Sending the Link to My Classmates:
With the phishing link ready, I crafted an email that mimicked a legitimate message, similar to how real phishing attacks appear. I sent the link to my classmates as part of the experiment. My goal was to simulate a real-world phishing scenario, but since this was a controlled test, only my classmates—within the scope of the project—received the link.
Monitoring the Results:
As my classmates clicked the link and entered their credentials, Zphisher captured the data and displayed it in my terminal. I was able to see the login details entered, but this information was only used for the purposes of the project.
I reviewed how my classmates responded—whether they clicked the link and entered their credentials. This allowed me to observe how effective the phishing attempt was and how my peers reacted to the simulation.
Simulating an Incident Response:
After completing the phishing simulation, I demonstrated how the organization (in this case, our class) could respond to such an attack. I discussed potential responses like notifying the IT security team and mitigating the damage. This was important for showing how quickly an organization can detect and respond to a phishing attempt.
Documenting the Simulation:
After the simulation was completed, I documented everything. I created a detailed report that outlined:
How the phishing simulation was set up and carried out.
The tools I used, such as Zphisher and Ngrok.
The response of my classmates (how many clicked the link, how many submitted credentials).
Recommendations for improving cybersecurity awareness and defenses against phishing attacks.
Cleanup:
Once the test was over, I made sure to clean everything up. I closed the Zphisher session, stopped the Ngrok tunnel, and deleted the Zphisher files from my machine: rm -rf zphisher
This ensured that no vulnerabilities or open connections remained after the simulation.
Provide Recommendations:
After this phishing simulation, I presented recommendations to all my classmates for preventing similar real-world phishing attacks. This included:
User training: Conduct regular cybersecurity awareness sessions.
Email filtering: Implement strong spam filtering solutions.
Multi-factor authentication (MFA): Recommend the use of MFA to protect against stolen credentials.
Final Thoughts on the Phishing Simulation Project:
Through this phishing simulation, I gained valuable insights into both the effectiveness of phishing attacks and the awareness levels among my classmates. Despite many of them being cybersecurity students, some still fell victim to the simulation by clicking the phishing links. In many cases, this was because they were not fully aware of the subtle social engineering tactics I employed.

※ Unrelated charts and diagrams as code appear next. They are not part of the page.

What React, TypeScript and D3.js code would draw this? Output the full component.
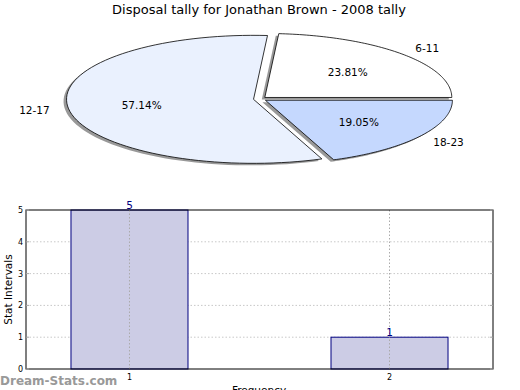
import React, { useRef, useEffect } from "react";
import * as d3 from "d3";

// pie data
const pieLabels = ["6-11", "12-17", "18-23"];
const pieValues = [5, 12, 4];
const pieColors = ["#ffffff", "#eaf1fe", "#c5d8fe"];

// bar data
const barCategories = ["1", "2"];
const barValues = [5, 1];
const yTicks = [0, 1, 2, 3, 4, 5];

const title = "Disposal tally for Jonathan Brown - 2008 tally";

function App() {
  const svgRef = useRef<SVGSVGElement>(null);

  useEffect(() => {
    const svg = d3.select(svgRef.current);
    svg.selectAll("*").remove();
    const font = "DejaVu Sans, sans-serif";

    // title
    svg
      .append("text")
      .attr("x", 259)
      .attr("y", 14)
      .attr("text-anchor", "middle")
      .attr("font-family", font)
      .attr("font-size", 13)
      .text(title);

    // ---------- pie (elliptical, exploded, shadowed) ----------
    const cx = 260;
    const cy = 99;
    const rx = 187;
    const ry = 64;
    const explode = 0.035;
    const total = d3.sum(pieValues);
    // angles measured counter-clockwise from 3 o'clock
    const angles: { a0: number; a1: number }[] = [];
    let acc = 0;
    pieValues.forEach((v) => {
      const a0 = (acc / total) * Math.PI * 2;
      acc += v;
      const a1 = (acc / total) * Math.PI * 2;
      angles.push({ a0, a1 });
    });

    const slicePath = (a0: number, a1: number, ox: number, oy: number) => {
      const steps = 80;
      const pts: [number, number][] = [[ox, oy]];
      for (let i = 0; i <= steps; i++) {
        const t = a0 + ((a1 - a0) * i) / steps;
        pts.push([ox + rx * Math.cos(t), oy - ry * Math.sin(t)]);
      }
      return d3.line()(pts) + "Z";
    };

    const pie = svg.append("g");
    const offsets = angles.map(({ a0, a1 }) => {
      const m = (a0 + a1) / 2;
      return [cx + explode * rx * Math.cos(m), cy - explode * ry * Math.sin(m)];
    });

    // shadows
    angles.forEach(({ a0, a1 }, i) => {
      pie
        .append("path")
        .attr("d", slicePath(a0, a1, offsets[i][0] - 3, offsets[i][1] + 2))
        .attr("fill", "#999999");
    });
    angles.forEach(({ a0, a1 }, i) => {
      pie
        .append("path")
        .attr("d", slicePath(a0, a1, offsets[i][0], offsets[i][1]))
        .attr("fill", pieColors[i])
        .attr("stroke", "#000")
        .attr("stroke-width", 0.8);
    });

    // percentage labels and category labels
    angles.forEach(({ a0, a1 }, i) => {
      const m = (a0 + a1) / 2;
      const pct = ((pieValues[i] / total) * 100).toFixed(2) + "%";
      pie
        .append("text")
        .attr("x", cx + 0.64 * rx * Math.cos(m))
        .attr("y", cy - 0.63 * ry * Math.sin(m) + 4)
        .attr("text-anchor", "middle")
        .attr("font-family", font)
        .attr("font-size", 10.5)
        .text(pct);
      pie
        .append("text")
        .attr("x", cx + 1.22 * rx * Math.cos(m))
        .attr("y", cy - 1.18 * ry * Math.sin(m) + 4)
        .attr("text-anchor", "middle")
        .attr("font-family", font)
        .attr("font-size", 10.5)
        .text(pieLabels[i]);
    });

    // ---------- bar chart ----------
    const left = 26;
    const right = 493;
    const top = 210;
    const bottom = 369;

    const x = d3.scalePoint().domain(barCategories).range([left, right]).padding(0.398);
    const y = d3.scaleLinear().domain([0, 5]).range([bottom, top]);
    const barW = x.step() * 0.45;

    const g = svg.append("g");

    // grid
    g.selectAll(".hgrid")
      .data(yTicks.slice(1, -1))
      .join("line")
      .attr("x1", left)
      .attr("x2", right)
      .attr("y1", (d) => y(d))
      .attr("y2", (d) => y(d))
      .attr("stroke", "#c8c8c8")
      .attr("stroke-dasharray", "1.5,2");

    // bars
    g.selectAll(".bar")
      .data(barValues)
      .join("rect")
      .attr("x", (d, i) => (x(barCategories[i]) as number) - barW / 2)
      .attr("y", (d) => y(d))
      .attr("width", barW)
      .attr("height", (d) => bottom - y(d))
      .attr("fill", "#cccce5")
      .attr("stroke", "#000080")
      .attr("stroke-width", 1);

    g.selectAll(".vgrid")
      .data(barCategories)
      .join("line")
      .attr("x1", (d) => x(d) as number)
      .attr("x2", (d) => x(d) as number)
      .attr("y1", top)
      .attr("y2", bottom)
      .attr("stroke", "#aaaaaa")
      .attr("stroke-dasharray", "1.5,2");

    // frame
    g.append("rect")
      .attr("x", left)
      .attr("y", top)
      .attr("width", right - left)
      .attr("height", bottom - top)
      .attr("fill", "none")
      .attr("stroke", "#000")
      .attr("stroke-width", 1);

    // y ticks (inside marks, both sides)
    yTicks.forEach((t) => {
      g.append("line")
        .attr("x1", left)
        .attr("x2", left + 3)
        .attr("y1", y(t))
        .attr("y2", y(t))
        .attr("stroke", "#aaa");
      g.append("line")
        .attr("x1", right - 3)
        .attr("x2", right)
        .attr("y1", y(t))
        .attr("y2", y(t))
        .attr("stroke", "#aaa");
      g.append("text")
        .attr("x", left - 3)
        .attr("y", y(t) + 3)
        .attr("text-anchor", "end")
        .attr("font-family", font)
        .attr("font-size", 8)
        .text(t);
    });

    // x tick labels
    barCategories.forEach((c) => {
      g.append("text")
        .attr("x", x(c) as number)
        .attr("y", bottom + 11)
        .attr("text-anchor", "middle")
        .attr("font-family", font)
        .attr("font-size", 8)
        .text(c);
    });

    // value labels
    barValues.forEach((v, i) => {
      g.append("text")
        .attr("x", x(barCategories[i]) as number)
        .attr("y", y(v) - 1)
        .attr("text-anchor", "middle")
        .attr("font-family", font)
        .attr("font-size", 10.5)
        .attr("fill", "#000080")
        .text(v);
    });

    // axis titles
    g.append("text")
      .attr("transform", `translate(12, ${(top + bottom) / 2}) rotate(-90)`)
      .attr("text-anchor", "middle")
      .attr("font-family", font)
      .attr("font-size", 10.5)
      .text("Stat Intervals");
    g.append("text")
      .attr("x", 259)
      .attr("y", 394)
      .attr("text-anchor", "middle")
      .attr("font-family", font)
      .attr("font-size", 10.5)
      .text("Frequency");

    // watermark
    svg
      .append("text")
      .attr("x", 0)
      .attr("y", 385)
      .attr("font-family", font)
      .attr("font-size", 12)
      .attr("font-weight", "bold")
      .attr("fill", "#999")
      .text("Dream-Stats.com");
  }, []);

  return (
    <svg
      ref={svgRef}
      width={520}
      height={390}
      style={{ position: "absolute", left: 0, top: 0, background: "#fff" }}
    />
  );
}

export default App;
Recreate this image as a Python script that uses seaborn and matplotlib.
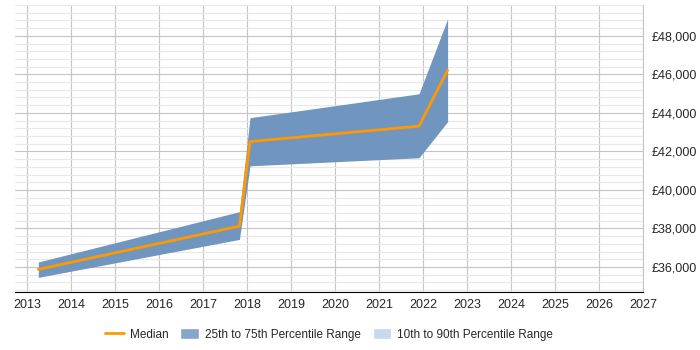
import seaborn as sns
import matplotlib.pyplot as plt
import matplotlib.ticker as mticker
from matplotlib.patches import Patch
from matplotlib.lines import Line2D
import pandas as pd

# Data
years = [2013.26, 2017.83, 2018.07, 2021.91, 2022.56]
median = [35875, 38120, 42510, 43310, 46210]
p25 = [35460, 37430, 41250, 41670, 43540]
p75 = [36260, 38870, 43750, 44990, 48880]
xticks = list(range(2013, 2028))

df = pd.DataFrame({"year": years, "median": median, "p25": p25, "p75": p75})

sns.set_style("white")
plt.rcParams['font.family'] = ['Liberation Sans', 'DejaVu Sans']

fig = plt.figure(figsize=(7, 3.5), dpi=100)
ax = fig.add_axes([15 / 700, 58 / 350, 628 / 700, 287 / 350])

band_col = "#7096c0"
light_col = "#c6d9ee"
med_col = "#ff9900"

ax.fill_between(df["year"], df["p25"], df["p75"], color=band_col, lw=0, zorder=2)
sns.lineplot(data=df, x="year", y="median", color=med_col, lw=2, ax=ax, zorder=3)

ax.set_xlim(2012.73, 2027)
ax.set_ylim(34700, 49600)
ax.set_xticks(xticks)
ax.yaxis.set_major_locator(mticker.MultipleLocator(2000))
ax.yaxis.set_minor_locator(mticker.MultipleLocator(400))
ax.yaxis.set_major_formatter(mticker.FuncFormatter(lambda v, p: f"£{v:,.0f}"))
ax.yaxis.tick_right()

ax.grid(True, which="major", axis="both", color="#c4c4c4", lw=0.8, zorder=0)
ax.grid(True, which="minor", axis="y", color="#e8e8e8", lw=0.8, zorder=0)
ax.set_axisbelow(True)

for s in ["top", "left"]:
    ax.spines[s].set_visible(False)
ax.spines["right"].set_color("#c4c4c4")
ax.spines["bottom"].set_color("black")
ax.tick_params(axis="x", length=3, color="black", labelsize=9, pad=2)
ax.tick_params(axis="y", which="both", length=0, labelsize=9, pad=6)
ax.set_xlabel("")
ax.set_ylabel("")

handles = [
    Line2D([0], [0], color=med_col, lw=2),
    Patch(facecolor="#85a5c9"),
    Patch(facecolor=light_col),
]
labels = ["Median", "25th to 75th Percentile Range", "10th to 90th Percentile Range"]
fig.legend(handles, labels, loc="center", bbox_to_anchor=(0.47, 0.045), ncol=3,
           frameon=False, fontsize=8.5, handlelength=1.6, handleheight=1.1,
           columnspacing=1.0, handletextpad=0.5)

fig.savefig("out.png", dpi=100)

One key factor that contributed to the success of the attack on certain classmates was the research I conducted beforehand. By gathering information about their social media habits, interests, and platforms they frequently used, I was able to craft highly convincing phishing messages tailored to each individual. This personalization made it easier for them to trust the phishing link, despite their cybersecurity background.
On the other hand, there were classmates who did not fall for the attack. Their higher levels of cybersecurity awareness and cautious approach to clicking links, especially those related to sensitive accounts, played a critical role in their defense. This highlights the importance of proper training and constant vigilance, even for those who are well-versed in cybersecurity.
This project reinforced the reality that phishing remains one of the most effective attack vectors, and that even professionals in the field can be caught off guard if they are not paying close attention. It also emphasized the need for continuous awareness training and better user education, as the human element remains the weakest link in cybersecurity.